In the distant, half-forgotten yesteryear of January 2019, Donald Trump was bound to lose the next election. There was no money forthcoming for his wall against Mexico. There was, come to think of it, no federal government at all, bar the workers who toiled without pay during a shutdown of his own choosing. He had lost a defence secretary and a chief of staff within weeks of each other. Pressed to name Washington’s most commanding septuagenarian, most would have cited speaker of the House of Representatives Nancy Pelosi.
Even at the time, the Trump slump struck some of us as rather routine for midterm. Once he had presidential rivals to define himself against, ones with names and faces, not just the “generic Democrat” of polling fame, his genius for invective was always going to tell. It has. The reluctance of special counsel Robert Mueller to indict him was another boost. The economy’s impertinent refusal to slow down as much as some had forecast also helped. Mr Trump is now stronger than at any point in his presidency.

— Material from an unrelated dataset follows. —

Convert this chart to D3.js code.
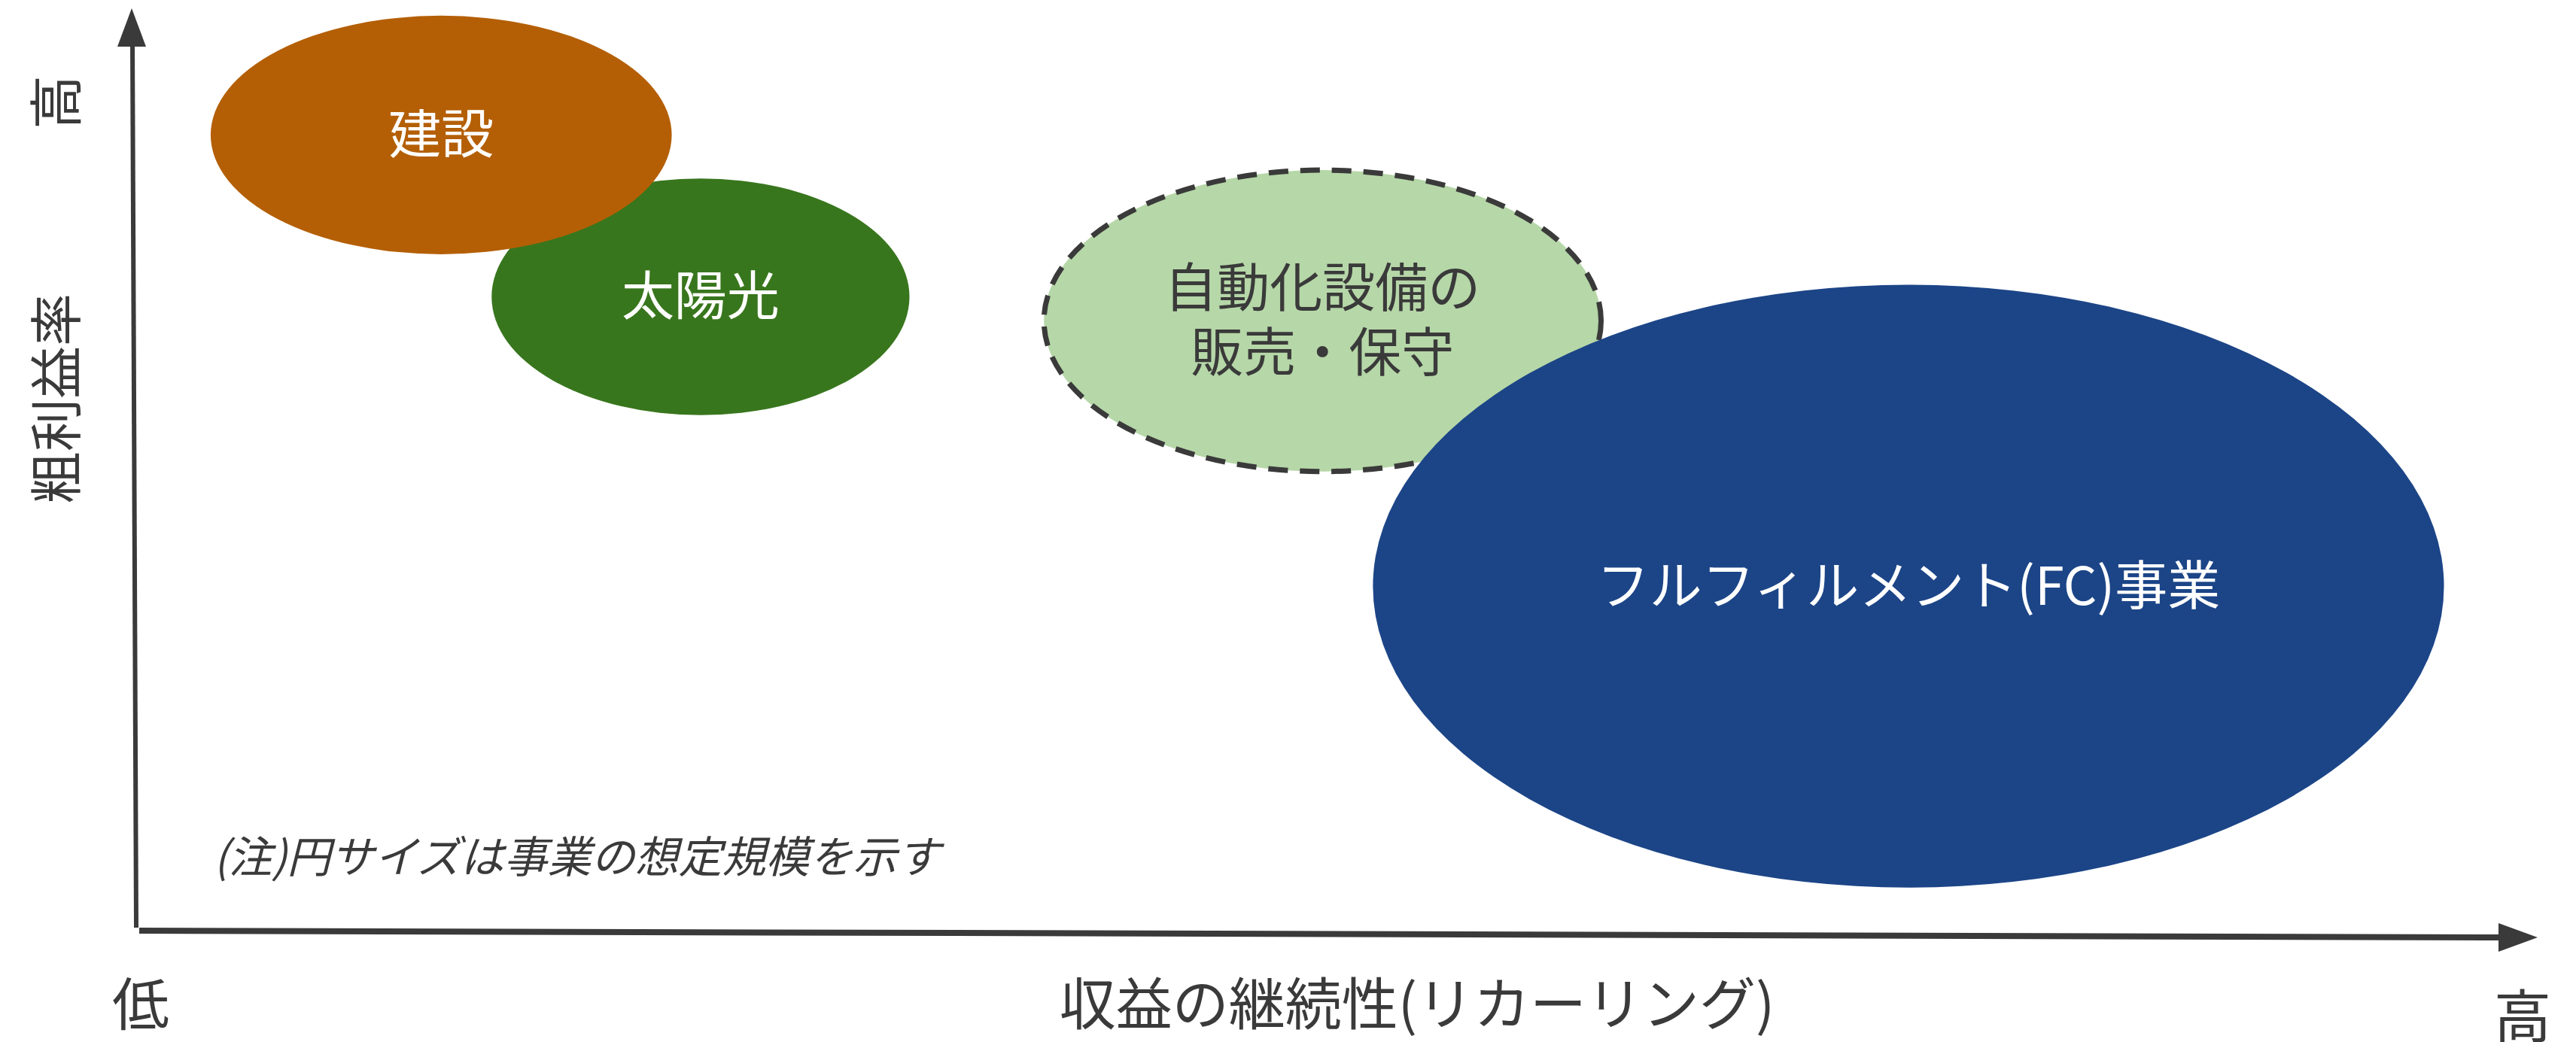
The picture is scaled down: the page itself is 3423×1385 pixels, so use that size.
<!DOCTYPE html>
<html>
<head>
<meta charset="utf-8">
<script src="https://cdn.jsdelivr.net/npm/d3@7"></script>
<style>
body { margin: 0; background: #fff; }
text { font-family: "Noto Sans CJK JP", "Noto Sans", sans-serif; }
</style>
</head>
<body>
<svg id="chart"></svg>
<script>
// business segments (drawn in this order, later ones on top)
const names = ['太陽光', '建設', '自動化設備の\n販売・保守', 'フルフィルメント(FC)事業']
const recurring = [23.5, 12.7, 49.4, 73.8]   // x: 収益の継続性
const margin = [68.8, 86.3, 66.2, 37.5]      // y: 粗利益率
const sizeX = [8.7, 9.6, 11.6, 22.3]          // ellipse half-width (x units)
const sizeY = [12.8, 12.9, 16.3, 32.6]        // ellipse half-height (y units)
const fills = ['#38761d', '#b45f06', '#b6d7a8', '#1c4587']
const labelColors = ['#ffffff', '#ffffff', '#3a3a3a', '#ffffff']
const dashed = [false, false, true, false]

const yTitle = '粗利益率'
const xTitle = '収益の継続性(リカーリング)'
const lowLabel = '低'
const highLabel = '高'
const note = '(注)円サイズは事業の想定規模を示す'

const W = 3423, H = 1385
const ink = '#3a3a3a'

let svg = d3.select('#chart').attr('width', W).attr('height', H)

let x = d3.scaleLinear().domain([0, 100]).range([181, 3372])
let y = d3.scaleLinear().domain([0, 100]).range([1240, 11])

let data = names.map((n, i) => ({
    name: n, x: recurring[i], y: margin[i], rx: sizeX[i], ry: sizeY[i],
    fill: fills[i], color: labelColors[i], dashed: dashed[i]
}))

svg.selectAll('ellipse')
    .data(data)
    .join('ellipse')
    .attr('cx', d => x(d.x))
    .attr('cy', d => y(d.y))
    .attr('rx', d => x(d.rx) - x(0))
    .attr('ry', d => y(0) - y(d.ry))
    .attr('fill', d => d.fill)
    .attr('stroke', d => d.dashed ? ink : 'none')
    .attr('stroke-width', 7)
    .attr('stroke-dasharray', d => d.dashed ? '26,16' : null)

// labels
let labels = svg.selectAll('text.seg')
    .data(data)
    .join('text')
    .attr('class', 'seg')
    .attr('x', d => x(d.x))
    .attr('y', d => y(d.y))
    .attr('text-anchor', 'middle')
    .attr('fill', d => d.color)
    .attr('font-size', 70)
labels.each(function (d) {
    let lines = d.name.split('\n')
    let t = d3.select(this)
    lines.forEach((l, j) => {
        t.append('tspan')
            .attr('x', x(d.x))
            .attr('dy', j == 0 ? ((-(lines.length - 1) / 2) * 1.23 + 0.35) + 'em' : '1.23em')
            .text(l)
    })
})

// axes
svg.append('line')
    .attr('x1', 181).attr('y1', 1233).attr('x2', 176).attr('y2', 55)
    .attr('stroke', ink).attr('stroke-width', 6)
svg.append('path')
    .attr('d', 'M175,11 L194,62 L156,62 Z')
    .attr('fill', ink)
svg.append('line')
    .attr('x1', 185).attr('y1', 1237).attr('x2', 3325).attr('y2', 1246)
    .attr('stroke', ink).attr('stroke-width', 8)
svg.append('path')
    .attr('d', 'M3372,1246 L3320,1227 L3320,1265 Z')
    .attr('fill', ink)

// axis texts
svg.append('text')
    .attr('transform', 'translate(76,136) rotate(-90)')
    .attr('text-anchor', 'middle').attr('dy', '0.35em')
    .attr('font-size', 72).attr('fill', ink)
    .text(highLabel)
svg.append('text')
    .attr('transform', 'translate(76,530) rotate(-90)')
    .attr('text-anchor', 'middle').attr('dy', '0.35em')
    .attr('font-size', 70).attr('fill', ink)
    .text(yTitle)
svg.append('text')
    .attr('x', 187).attr('y', 1336)
    .attr('text-anchor', 'middle').attr('dy', '0.35em')
    .attr('font-size', 76).attr('fill', ink)
    .text(lowLabel)
svg.append('text')
    .attr('x', 1883).attr('y', 1336)
    .attr('text-anchor', 'middle').attr('dy', '0.35em')
    .attr('font-size', 75).attr('fill', ink)
    .text(xTitle)
svg.append('text')
    .attr('x', 3352).attr('y', 1352)
    .attr('text-anchor', 'middle').attr('dy', '0.35em')
    .attr('font-size', 76).attr('fill', ink)
    .text(highLabel)

svg.append('text')
    .attr('x', 284).attr('y', 1140)
    .attr('text-anchor', 'start').attr('dy', '0.35em')
    .attr('font-size', 58).attr('font-style', 'italic').attr('fill', ink)
    .text(note)
</script>
</body>
</html>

There is a faint line, however, between correction and overcorrection. As Washington depopulates for the summer, that line is being crossed. There is exuberance on the right, the beginnings of despondency on the left and, among foreign observers in business and diplomacy, a sighing resignation to a second term of president Trump.
Some of this is “recency bias”: he is on a roll of little victories. Some of it is post-2016 trauma: having failed to see that result coming, no one wants to be caught out again. Either way, it is hopelessly premature.
After the longest economic expansion in US history, Mr Trump remains unpopular. It does not follow that a recession in 2020 would finish him off. If the relationship between economics and politics were as clockwork as that, the incumbent Democrats would not have lost amid a boom in 2016. All the same, a president supervising 4 per cent unemployment should expect to go into an election year with a cushion of goodwill. Instead, according to Fivethirtyeight, Jimmy Carter is the only postwar president with a worse net approval rating at this stage. Mr Trump either trails or barely leads the main Democratic candidates in head-to-head polls. He has no buffer against adverse events.